How to Die by Seneca

An important perspective on the idea and the inevitability of death and how acceptance of this grants freedom in all other aspects of life.

Summary

Death is a necessity in life and is inescapable. Through avoidance of this certainty comes frustration and fear, lessening the quality of your life. By pondering death and accepting that it will be upon you soon enough, you can focus your action on what matters most. You are able to live life unhindered by its associated fear.

In avoidance of death you succumb to regret, for you don’t truly live. In renouncement of death you succumb to foolishness, for you seek to change nature.

The finiteness of life is what fosters beauty. Nothing can be beautiful if it is eternal. Each moment is fleeting, to be experienced once and then never again. You are graced with these moments, but when met with death, you seek more. For what reason? Did you waste those that have passed? Would you not continue to waste them if you were granted extension?
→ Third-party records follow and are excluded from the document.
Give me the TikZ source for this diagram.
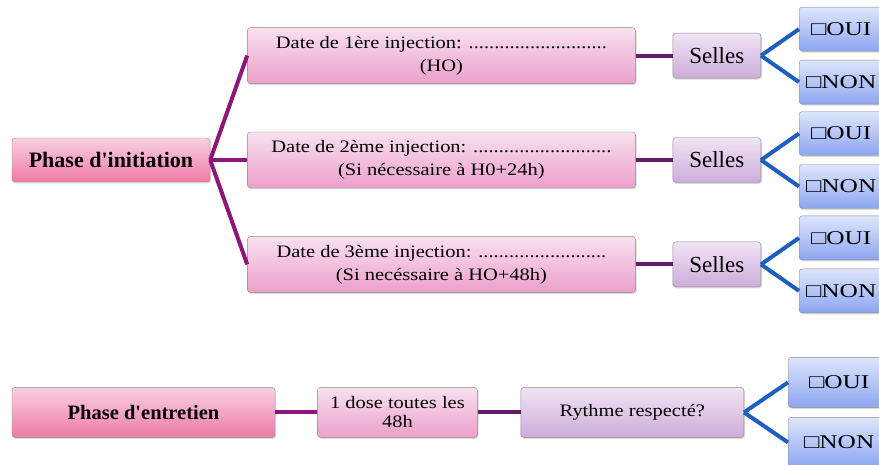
\documentclass[tikz,border=0pt]{standalone}
\usepackage{fontspec}
\setmainfont{Liberation Serif}
\newfontfamily\etire{Liberation Serif}[FakeStretch=1.17]
\newfontfamily\etireplus{Liberation Serif}[FakeStretch=1.3]
\usepackage{xcolor}
\usetikzlibrary{positioning, shadows}

\definecolor{rosehaut}{RGB}{248,208,226}
\definecolor{rosebas}{RGB}{238,122,168}
\definecolor{injhaut}{RGB}{248,224,240}
\definecolor{injbas}{RGB}{236,160,202}
\definecolor{lavhaut}{RGB}{240,228,244}
\definecolor{lavbas}{RGB}{205,172,218}
\definecolor{bleuhaut}{RGB}{222,230,252}
\definecolor{bleubas}{RGB}{140,165,240}
\definecolor{violetbranche}{RGB}{140,22,122}
\definecolor{violetlien}{RGB}{96,28,102}
\definecolor{bleulien}{RGB}{30,95,190}

\begin{document}
\begin{tikzpicture}[x=1pt, y=1pt,
  boite/.style={draw=black!45, rounded corners=3pt, align=center, inner sep=0pt,
    drop shadow={opacity=0.3, shadow xshift=1.2pt, shadow yshift=-1.5pt}},
  phase/.style={boite, top color=rosehaut, bottom color=rosebas,
    font=\fontsize{22}{24}\selectfont\bfseries},
  injection/.style={boite, top color=injhaut, bottom color=injbas,
    minimum width=388pt, minimum height=56pt, font=\etire\fontsize{17.5}{23}\selectfont},
  selles/.style={boite, top color=lavhaut, bottom color=lavbas,
    minimum width=88pt, minimum height=45pt, font=\fontsize{23}{24}\selectfont},
  reponse/.style={boite, top color=bleuhaut, bottom color=bleubas,
    minimum width=84pt, minimum height=44pt, font=\etireplus\fontsize{19.5}{22}\selectfont},
  branche/.style={line width=4pt, violetbranche},
  lien/.style={line width=4pt, violetlien},
  choix/.style={line width=4pt, bleulien}]
\clip (0,0) rectangle (879,465);

\node[phase, minimum width=198pt, minimum height=44pt] (initiation) at (111,305) {Phase d\textquotesingle initiation};
\node[injection, right=37pt of initiation] (inj2) {Date de 2ème injection: ...........................\\(Si nécessaire à H0+24h)};
\node[injection, above=48pt of inj2] (inj1) {Date de 1ère injection: ...........................\\(HO)};
\node[injection, below=48pt of inj2] (inj3) {Date de 3ème injection: .........................\\(Si necéssaire à HO+48h)};

\node[selles, right=37pt of inj1] (selles1) {Selles};
\node[selles, right=37pt of inj2] (selles2) {Selles};
\node[selles, right=37pt of inj3] (selles3) {Selles};

\node[reponse, right=38pt of selles1, yshift=26.5pt] (oui1) {□OUI};
\node[reponse, right=38pt of selles1, yshift=-26.5pt] (non1) {□NON};
\node[reponse, right=38pt of selles2, yshift=26.5pt] (oui2) {□OUI};
\node[reponse, right=38pt of selles2, yshift=-26.5pt] (non2) {□NON};
\node[reponse, right=38pt of selles3, yshift=26.5pt] (oui3) {□OUI};
\node[reponse, right=38pt of selles3, yshift=-26.5pt] (non3) {□NON};

\node[phase, minimum width=263pt, minimum height=50pt, font=\fontsize{20.5}{24}\selectfont\bfseries, below=205pt of initiation.south west, anchor=north west] (entretien) {Phase d\textquotesingle entretien};
\node[injection, minimum width=160pt, minimum height=50pt, font=\etire\fontsize{17.5}{19}\selectfont, right=42pt of entretien] (dose) {1 dose toutes les\\48h};
\node[selles, minimum width=223pt, minimum height=50pt, font=\etire\fontsize{17.5}{22}\selectfont, right=43pt of dose] (rythme) {Rythme respecté?};
\node[reponse, minimum width=102pt, minimum height=50pt, right=44pt of rythme, yshift=30pt] (oui4) {□OUI};
\node[reponse, minimum width=102pt, minimum height=50pt, right=44pt of rythme, yshift=-30pt] (non4) {□NON};

\draw[branche] (initiation.east) -- (inj1.west);
\draw[branche] (initiation.east) -- (inj2.west);
\draw[branche] (initiation.east) -- (inj3.west);
\draw[lien] (inj1) -- (selles1);
\draw[lien] (inj2) -- (selles2);
\draw[lien] (inj3) -- (selles3);
\draw[choix] (selles1.east) -- (oui1.west);
\draw[choix] (selles1.east) -- (non1.west);
\draw[choix] (selles2.east) -- (oui2.west);
\draw[choix] (selles2.east) -- (non2.west);
\draw[choix] (selles3.east) -- (oui3.west);
\draw[choix] (selles3.east) -- (non3.west);

\draw[branche] (entretien) -- (dose);
\draw[lien] (dose) -- (rythme);
\draw[choix] (rythme.east) -- (oui4.west);
\draw[choix] (rythme.east) -- (non4.west);
\end{tikzpicture}
\end{document}
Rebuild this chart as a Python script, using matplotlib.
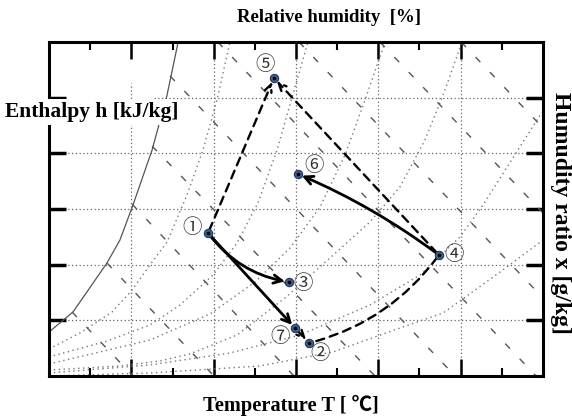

To die well is to have lived well and prepared for death through life. Ensure presence in each moment, so that when you are greeted by death you can say you have truly lived and that this is just the natural next step.

Key Takeaways

  1. Meditate on the idea of your death and accept it for the certainty it is.
  2. Recognize that your tomorrow has no certainty and account for that in your actions today.
  3. Live well and die well; make the most of life and don’t needlessly extend the period of time in which you are alive at the detriment of your well-being.

Favourite Quotes

Nothing can be of such great benefit to you, in your quest for moderation in all things, than to frequently contemplate the brevity of one’s life span, and its uncertainty. Whatever you undertake, cast your eyes on death.

Seneca

Whoever is brought into life is destined for death. Let’s rejoice in what will be given, but let’s return it when we’re asked for it back.

Seneca

Death is the undoing of all our sorrows, an end beyond which our ills cannot go; it returns us to that peace in which we reposed before we were born. If someone pities the dead, let him also pity those not yet born.

Seneca

Wouldn’t a man seem to you the greatest of all fools, if he wept because for a thousand years previously he had not been alive? He’s just as great a fool is he weeps because he won’t live for a thousand years to come.

Seneca

It’s of no matter whether one dies sooner, or later; dying well or badly is what matters. And to die well is to escape the danger of living badly.

Seneca

Which do you think more fair, I ask you: that you obey Nature, or that Nature obey you? What difference does it make how fast you depart a place that must, without doubt, be departed? We ought to take care that we live not a long time, but enough; for we need Fate to help us live long, but our own minds, to live enough.